If your creditor believes that you can afford to repay your entire balance, they may refuse to negotiate a settlement.

If you file for bankruptcy, your creditors can't opt out. Plus, they can't continue collection efforts.


Professional debt settlement companies typically charge a fee of between 15% and 25% of the debt you're trying to settle. They may also charge a commission based on the amount of your debt that's successfully settled. 


The tax treatment of settled debt is complicated, and you should contact a tax professional if you have questions about your specific situation. The amount of debt forgiven in a debt settlement may be treated as taxable income. However, if you qualify as insolvent (your liabilities are greater than your assets), then the amount of your debt that's forgiven may not be taxable.

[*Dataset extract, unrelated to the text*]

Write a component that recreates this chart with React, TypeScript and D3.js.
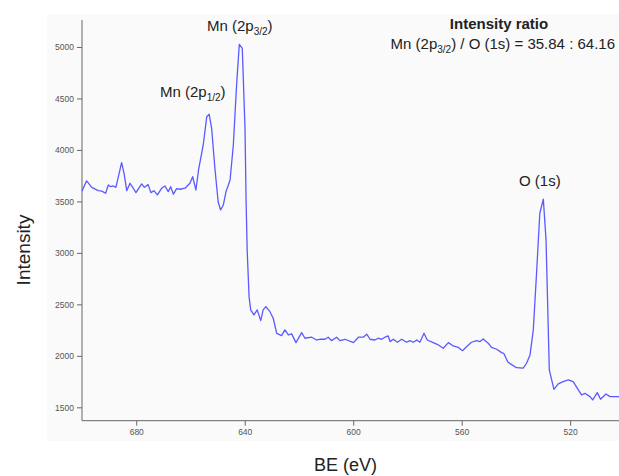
import React, { useEffect, useRef } from "react";
import * as d3 from "d3";

const energies = [
  700, 698.3, 696.4, 694, 692.7, 691.3, 690.3, 689.4, 688.5, 687.5, 685.4,
  684.5, 683.5, 682.3, 681.1, 680.1, 678, 677, 675.6, 674.6, 673.5, 672.2,
  670.6, 669.4, 668.2, 667.3, 666.3, 665.1, 663.9, 662, 660.2, 659.2, 658,
  657, 655.3, 654, 653.1, 652.2, 651, 649.8, 648.9, 647.9, 646.9, 645.4,
  644.2, 643, 642, 640.9, 639.9, 639.5, 639.1, 638.4, 637.8, 636.6, 635.4,
  634.1, 633.2, 632.2, 630.7, 629.5, 628.2, 626.4, 625.2, 623.9, 622.7,
  621.1, 619, 617.8, 615.3, 613.5, 612.3, 610.4, 609.2, 608, 606.1, 604.9,
  603, 599.9, 598.1, 596.3, 595, 593.8, 592, 590.8, 589.5, 588.3, 587.1,
  586.4, 585.2, 583.7, 582.1, 580.3, 579.1, 577.8, 576.6, 575.4, 573.9,
  572.7, 570.5, 568.6, 566.8, 564.9, 563.1, 561.3, 559.7, 558.2, 556.4,
  554.5, 553.3, 552.1, 550.2, 549, 547.1, 545.3, 544.5, 543, 541.3, 539.8,
  537.3, 536.1, 534.8, 533.6, 532.4, 531.2, 529.9, 528.9, 527.7, 526, 524.4,
  522.6, 520.7, 518.9, 517, 515.8, 514.6, 512.7, 511.7, 510, 508.8, 506.8,
  505.3, 502,
];

const intensity = [
  3600, 3700, 3637, 3604, 3600, 3579, 3660, 3643, 3650, 3637, 3876, 3773,
  3604, 3676, 3628, 3585, 3670, 3637, 3663, 3585, 3604, 3563, 3628, 3650,
  3595, 3643, 3570, 3624, 3618, 3628, 3676, 3740, 3611, 3810, 4048, 4323,
  4346, 4210, 3822, 3497, 3417, 3465, 3595, 3708, 4048, 4631, 5026, 4987,
  4210, 3514, 3028, 2575, 2446, 2397, 2446, 2342, 2446, 2478, 2429, 2365,
  2219, 2196, 2252, 2203, 2213, 2128, 2225, 2171, 2181, 2154, 2161, 2161,
  2181, 2148, 2181, 2148, 2161, 2128, 2181, 2181, 2210, 2161, 2154, 2171,
  2161, 2181, 2193, 2138, 2161, 2132, 2161, 2132, 2148, 2132, 2154, 2132,
  2219, 2154, 2128, 2106, 2074, 2128, 2096, 2083, 2050, 2089, 2132, 2148,
  2138, 2164, 2122, 2083, 2064, 2031, 2025, 1940, 1910, 1885, 1880, 1928,
  2009, 2252, 2802, 3385, 3521, 3126, 1863, 1675, 1727, 1749, 1766, 1749,
  1669, 1620, 1636, 1604, 1572, 1643, 1578, 1630, 1604, 1604,
];

const xTicks = [680, 640, 600, 560, 520];
const yTicks = [1500, 2000, 2500, 3000, 3500, 4000, 4500, 5000];

const W = 619;
const H = 476;
const FONT = "'Liberation Sans', Arial, sans-serif";

const Spectrum = () => {
  const ref = useRef<SVGSVGElement>(null);

  useEffect(() => {
    const svg = d3.select(ref.current);
    svg.selectAll("*").remove();

    const x = d3.scaleLinear().domain([700, 502]).range([82, 619]);
    const y = d3.scaleLinear().domain([1370, 5262]).range([420.7, 20]);

    // faint plot panel
    svg
      .append("rect")
      .attr("x", 47)
      .attr("y", 14)
      .attr("width", 572)
      .attr("height", 427)
      .attr("fill", "#fafafa");

    const axisColor = "#666";

    // x axis
    const gx = svg.append("g").attr("transform", `translate(0,${y(1370)})`);
    gx.call(
      d3
        .axisBottom(x)
        .tickValues(d3.range(700, 502, -10))
        .tickSize(3)
        .tickFormat(() => "")
    );
    gx.call(
      d3.axisBottom(x).tickValues(xTicks).tickSize(5).tickFormat(d3.format("d"))
    );
    gx.selectAll("path.domain").remove();
    gx.append("line")
      .attr("x1", x(700))
      .attr("x2", x(502))
      .attr("stroke", axisColor);

    // y axis
    const gy = svg.append("g").attr("transform", `translate(${x(700)},0)`);
    gy.call(
      d3
        .axisLeft(y)
        .tickValues(d3.range(1400, 5300, 100))
        .tickSize(3)
        .tickFormat(() => "")
    );
    gy.call(
      d3.axisLeft(y).tickValues(yTicks).tickSize(5).tickFormat(d3.format("d"))
    );
    gy.selectAll("path.domain").remove();
    gy.append("line")
      .attr("y1", y(1370))
      .attr("y2", y(5262))
      .attr("stroke", axisColor);

    svg.selectAll(".tick line").attr("stroke", axisColor);
    svg
      .selectAll(".tick text")
      .attr("fill", "#555")
      .attr("font-size", 8.5)
      .attr("font-family", FONT);

    // spectrum
    const pts = energies.map((e, i) => [e, intensity[i]] as [number, number]);
    const line = d3
      .line<[number, number]>()
      .x((d) => x(d[0]))
      .y((d) => y(d[1]));

    svg
      .append("path")
      .datum(pts)
      .attr("fill", "none")
      .attr("stroke", "#5a5aff")
      .attr("stroke-width", 1.3)
      .attr("stroke-linejoin", "round")
      .attr("d", line);
  }, []);

  return (
    <svg
      ref={ref}
      width={W}
      height={H}
      style={{ position: "absolute", left: 0, top: 0 }}
    />
  );
};

const sub = (s: string) => (
  <>
    <tspan fontSize={10} dy={4}>
      {s}
    </tspan>
    <tspan dy={-4}>)</tspan>
  </>
);

const Labels = () => (
  <svg
    width={W}
    height={H}
    style={{ position: "absolute", left: 0, top: 0, pointerEvents: "none" }}
    fontFamily={FONT}
    fill="#222"
  >
    <text x={207} y={31} fontSize={15}>
      Mn (2p{sub("3/2")}
    </text>
    <text x={160} y={97} fontSize={15}>
      Mn (2p{sub("1/2")}
    </text>
    <text x={519} y={186} fontSize={15}>
      O (1s)
    </text>
    <text x={499} y={29} fontSize={15} fontWeight="bold" textAnchor="middle">
      Intensity ratio
    </text>
    <text x={615} y={49} fontSize={15} textAnchor="end">
      Mn (2p{sub("3/2")} / O (1s) = 35.84 : 64.16
    </text>
    <text
      transform="translate(30,250) rotate(-90)"
      fontSize={19}
      textAnchor="middle"
    >
      Intensity
    </text>
    <text x={314} y={471} fontSize={18}>
      BE (eV)
    </text>
  </svg>
);

export default function App() {
  return (
    <div
      style={{
        position: "fixed",
        left: 0,
        top: 0,
        width: W,
        height: H,
        background: "#fff",
      }}
    >
      <Spectrum />
      <Labels />
    </div>
  );
}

How to decide if debt settlement is right for you

Decide how to tackle unaffordable debt by asking yourself these questions first:

  • How much disposable income do I have? Low-income debtors might do better in bankruptcy.

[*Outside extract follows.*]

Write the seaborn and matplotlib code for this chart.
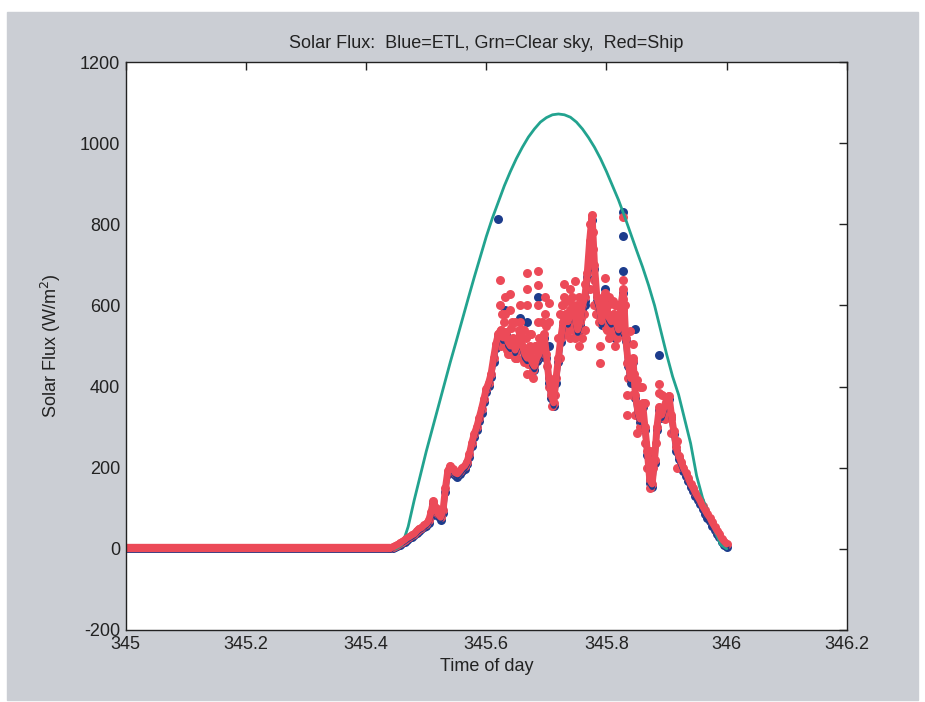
import numpy as np
import pandas as pd
import matplotlib
matplotlib.use('Agg')
import matplotlib.pyplot as plt
import seaborn as sns
from matplotlib.patches import Rectangle

# night-time (flux ~ 0) samples, drawn as a continuous band
night_time = [345.0, 345.1, 345.2, 345.3, 345.4, 345.44]
night_ship = [3, 3, 3, 3, 3, 3]
night_etl = [0, 0, 0, 0, 0, 0]

# daytime samples every 0.004 day starting at 345.44
day_start = 345.44
day_step = 0.004
ship_day = [3, 4, 7, 10, 14, 18, 22, 27, 30, 34, 37, 44, 50, 52, 58, 62,
            70, 90, 118, 100, 85, 78, 95, 150, 193, 205, 198, 188, 185, 192,
            200, 205, 215, 235, 262, 284, 300, 322, 345, 370, 395, 410, 432,
            470, 505, 530,
            540, 520, 535, 510, 500, 520, 490, 510, 530, 500, 480, 470, 500,
            460, 450, 470, 480, 510, 530, 480, 420, 380, 360, 420, 470, 520,
            560, 580, 560, 590, 600, 570, 540, 560, 600, 620, 680, 760, 822,
            700, 620, 600, 560, 620, 590, 570, 560, 580, 560, 540, 600, 640,
            520, 460, 420, 470, 380, 340, 320, 360, 300, 240, 170, 160, 220,
            300, 350, 330, 350, 370, 378, 330, 290, 250, 230, 215, 200, 188,
            175, 160, 150, 138, 128, 118, 105, 95, 85, 77, 65, 55, 45, 37, 25,
            18, 12]
etl_day = [1, 2, 4, 7, 10, 14, 18, 22, 26, 29, 33, 39, 45, 48, 53, 57,
           64, 82, 110, 96, 80, 72, 88, 140, 185, 198, 192, 182, 178, 185,
           193, 198, 208, 226, 254, 276, 292, 314, 336, 362, 386, 402, 424,
           460, 496, 522,
           532, 512, 528, 500, 492, 512, 482, 500, 520, 492, 470, 462, 490,
           452, 442, 462, 470, 500, 520, 470, 410, 372, 352, 410, 460, 510,
           550, 570, 552, 580, 590, 562, 532, 552, 590, 610, 670, 750, 810,
           690, 610, 590, 552, 610, 580, 562, 552, 570, 552, 532, 590, 630,
           512, 450, 410, 460, 372, 332, 312, 350, 292, 232, 162, 152, 212,
           292, 342, 322, 342, 362, 370, 322, 282, 242, 222, 207, 192, 180,
           167, 152, 142, 130, 120, 110, 97, 87, 77, 69, 57, 47, 37, 29, 17,
           10, 4]

# extra samples forming the vertical streaks (cloud flicker)
ship_spike_time = [345.622, 345.622, 345.631, 345.631, 345.639, 345.639, 345.639,
                   345.647, 345.647, 345.656, 345.656, 345.667, 345.667, 345.667,
                   345.667, 345.677, 345.677, 345.686, 345.686, 345.686, 345.686,
                   345.697, 345.697, 345.705, 345.705, 345.705, 345.710, 345.710,
                   345.722, 345.730, 345.730, 345.739, 345.739, 345.747, 345.747,
                   345.755, 345.755, 345.764, 345.764, 345.772, 345.772, 345.772,
                   345.777, 345.777, 345.780, 345.780, 345.789, 345.789, 345.797,
                   345.797, 345.805, 345.805, 345.814, 345.814, 345.827, 345.827,
                   345.827, 345.827, 345.834, 345.834, 345.834, 345.839, 345.844,
                   345.844, 345.850, 345.850, 345.855, 345.855, 345.864, 345.864,
                   345.872, 345.872, 345.877, 345.887, 345.887, 345.902, 345.902,
                   345.907, 345.907, 345.917, 345.917,
                   345.626, 345.634, 345.643, 345.651, 345.659, 345.663, 345.672,
                   345.681, 345.692, 345.701, 345.715, 345.726, 345.734, 345.743,
                   345.751, 345.759, 345.768, 345.774, 345.785, 345.793, 345.801,
                   345.810, 345.818, 345.823, 345.831, 345.842, 345.848, 345.859,
                   345.868, 345.882, 345.893, 345.898,
                   345.624, 345.629, 345.636, 345.641, 345.645, 345.650, 345.654,
                   345.658, 345.662, 345.666, 345.670, 345.674, 345.679, 345.683,
                   345.688, 345.694, 345.699, 345.719, 345.723, 345.728, 345.732,
                   345.737, 345.741, 345.745, 345.750, 345.754, 345.758, 345.762,
                   345.783, 345.787, 345.791, 345.795, 345.799, 345.803, 345.807,
                   345.812, 345.816, 345.820, 345.836, 345.846]
ship_spike_flux = [662, 600, 620, 580, 627, 590, 481,
                   560, 470, 600, 560, 679, 640, 600,
                   432, 440, 420, 686, 650, 600, 560,
                   620, 580, 605, 560, 400, 353, 380,
                   470, 654, 620, 640, 520, 660, 520,
                   620, 500, 654, 540, 800, 700, 640,
                   780, 740, 662, 600, 457, 500, 667,
                   630, 620, 520, 600, 500, 817, 662,
                   617, 590, 457, 380, 330, 538, 506,
                   463, 415, 285, 400, 300, 360, 260,
                   242, 150, 200, 407, 383, 373, 330,
                   323, 285, 267, 200,
                   580, 490, 560, 470, 540, 460, 530,
                   500, 560, 450, 380, 600, 540, 620,
                   600, 520, 640, 720, 580, 600, 540,
                   610, 520, 560, 600, 380, 330, 400,
                   200, 260, 380, 320,
                   500, 560, 480, 545, 500, 470, 540,
                   490, 540, 520, 455, 530, 490, 500,
                   520, 490, 550, 520, 580, 600, 530,
                   610, 560, 540, 580, 590, 570, 580,
                   580, 560, 600, 580, 545, 600, 530,
                   545, 600, 580, 420, 430]
etl_spike_time = [345.619, 345.631, 345.656, 345.667, 345.686, 345.705, 345.739,
                  345.764, 345.797, 345.814, 345.827, 345.827, 345.827, 345.847,
                  345.855, 345.872, 345.887]
etl_spike_flux = [812, 590, 570, 560, 620, 500, 560,
                  600, 640, 520, 830, 770, 684, 543,
                  350, 200, 479]

# clear-sky model
clear_time = [345.0, 345.45, 345.46, 345.47, 345.48, 345.49, 345.50, 345.51,
              345.52, 345.53, 345.54, 345.55, 345.56, 345.57, 345.58, 345.59,
              345.60, 345.61, 345.62, 345.63, 345.64, 345.65, 345.66, 345.67,
              345.68, 345.69, 345.70, 345.71, 345.72, 345.73, 345.74, 345.75,
              345.76, 345.77, 345.78, 345.79, 345.80, 345.81, 345.82, 345.83,
              345.84, 345.85, 345.86, 345.87, 345.88, 345.89, 345.90, 345.91,
              345.92, 345.93, 345.94, 345.95, 345.96, 345.97, 345.98, 345.99,
              346.00]
clear_flux = [0, 0, 10, 55, 120, 180, 240, 295,
              350, 405, 460, 512, 565, 618, 670, 720,
              770, 815, 855, 895, 930, 962, 990, 1015,
              1035, 1052, 1063, 1070, 1072, 1070, 1064, 1052,
              1035, 1014, 990, 962, 930, 895, 860, 820,
              778, 736, 695, 650, 600, 540, 480, 425,
              380, 320, 260, 180, 125, 85, 45, 10,
              0]

x_ticks = [345, 345.2, 345.4, 345.6, 345.8, 346, 346.2]
x_labels = ['345', '345.2', '345.4', '345.6', '345.8', '346', '346.2']
y_ticks = [-200, 0, 200, 400, 600, 800, 1000, 1200]

day_time = np.round(day_start + day_step * np.arange(len(ship_day)), 3)
df_ship = pd.DataFrame({'time': np.concatenate([day_time, ship_spike_time]),
                        'flux': np.concatenate([ship_day, ship_spike_flux])})
df_etl = pd.DataFrame({'time': np.concatenate([day_time[:len(etl_day)], etl_spike_time]),
                       'flux': np.concatenate([etl_day, etl_spike_flux])})

sns.set_style('white')
plt.rcParams['font.family'] = ['Liberation Sans', 'DejaVu Sans']
plt.rcParams['axes.unicode_minus'] = False

blue = '#1c3c8c'
red = '#ec4a58'
green = '#22a38f'

fig = plt.figure(figsize=(9.25, 7.02), dpi=100, facecolor='white')
fig.patches.append(Rectangle((7 / 925, 2 / 702), 911 / 925, 688 / 702,
                             transform=fig.transFigure, color='#cbced4', zorder=-10))
ax = fig.add_axes([0.136, 0.1026, 0.7795, 0.809])
ax.set_facecolor('white')

# ETL (blue) underneath
sns.lineplot(x=night_time, y=night_etl, color=blue, linewidth=5, ax=ax)
sns.lineplot(x=day_time[:len(etl_day)], y=etl_day, color=blue, linewidth=4, ax=ax)
sns.scatterplot(data=df_etl, x='time', y='flux', color=blue, s=42, linewidth=0, ax=ax)
# clear sky
sns.lineplot(x=clear_time, y=clear_flux, color=green, linewidth=2, ax=ax)
# ship (red) on top
sns.lineplot(x=night_time, y=night_ship, color=red, linewidth=6, ax=ax)
sns.lineplot(x=day_time, y=ship_day, color=red, linewidth=5, ax=ax)
sns.scatterplot(data=df_ship, x='time', y='flux', color=red, s=42, linewidth=0, ax=ax)

ax.set_xlim(345, 346.2)
ax.set_ylim(-200, 1200)
ax.set_xticks(x_ticks)
ax.set_xticklabels(x_labels)
ax.set_yticks(y_ticks)
ax.tick_params(direction='in', top=True, right=True, length=6, width=1,
               labelsize=13, colors='#222222', pad=4)
for s in ax.spines.values():
    s.set_color('#222222')
    s.set_linewidth(1)

ax.set_title('Solar Flux:  Blue=ETL, Grn=Clear sky,  Red=Ship', fontsize=13,
             color='#222222', pad=10)
ax.set_xlabel('Time of day', fontsize=13, color='#222222', labelpad=4)
ax.set_ylabel('Solar Flux (W/m$^2$)', fontsize=13, color='#222222', labelpad=12)

fig.savefig('out.png', dpi=100, facecolor=fig.get_facecolor())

  • Am I insolvent? If your liabilities are greater than your assets, forgiven debts won't be taxed and debt settlement may be a good path forward.

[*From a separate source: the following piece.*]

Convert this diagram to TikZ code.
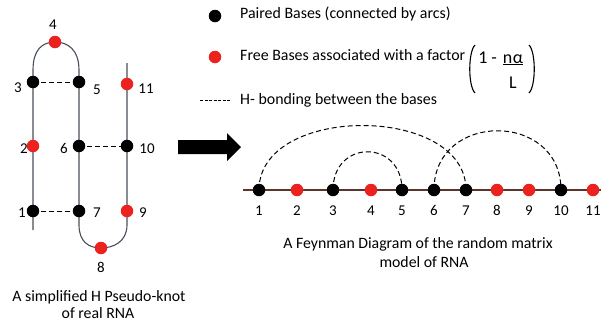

  • How much debt am I trying to get rid of? For very large amounts, bankruptcy might be less expensive because bankruptcy lawyers tend to charge flat fees. 

  • How likely are my creditors to settle? If the debt is old, has been charged off or sold to a debt collector, debt settlement becomes easier. 

  • Can I document a financial hardship? Your creditors are more likely to negotiate if your financial position is obviously weak.

  • Will a bankruptcy make me ineligible for work or embarrass me? Bankruptcies are public record, but debt settlement is not.

  • Can I afford to keep up with a debt management plan? If so, you'll do less damage to your credit compared to other options.

It's important to weigh debt settlement pros and cons before attempting to resolve your payment problems. Understanding the pros and cons of debt settlement and other options can help you choose the most effective solution for your situation.

Frequently Asked Questions

What’s worse for credit scores, debt settlement or bankruptcy?

Debt settlement and bankruptcy will both appear as negative marks on your credit report and will almost certainly lower your credit score. Debt settlement may have less of an impact than bankruptcy on your credit scores over time.

How much debt settlement lowers your score depends on your starting score. If you’re already missing payments, then debt settlement may not hurt you much. If you have a perfect history of on-time payments, then stopping payments or settling your debts may cause your credit score to drop fast. Once your debts have been settled, your score should increase over time if you pay on time, keep your credit card balances low, and avoid applying for credit until you need it.

Is debt settlement better than debt management?

The right solution for you depends on your situation. Debt management has a lower success rate than debt settlement, but that’s because many people can’t afford the monthly payment. If you can safely afford to make your debt management plan payment, it’s a good solution because it costs very little and doesn’t hurt your credit much. But if you can’t afford your debt, debt settlement may be a better way to go. The Federal Trade Commission (FTC) says that debt settlement is more affordable than debt management. 

How much debt can be forgiven with debt settlement?

The amount of debt forgiveness that you can achieve through debt settlement depends on what your creditors are willing to accept. There is no guarantee of what they will forgive. In general, older debts that have already been written off or sold to debt collectors are easier to negotiate than new debt. And if you can prove financial hardship and insolvency, creditors tend to be more forgiving.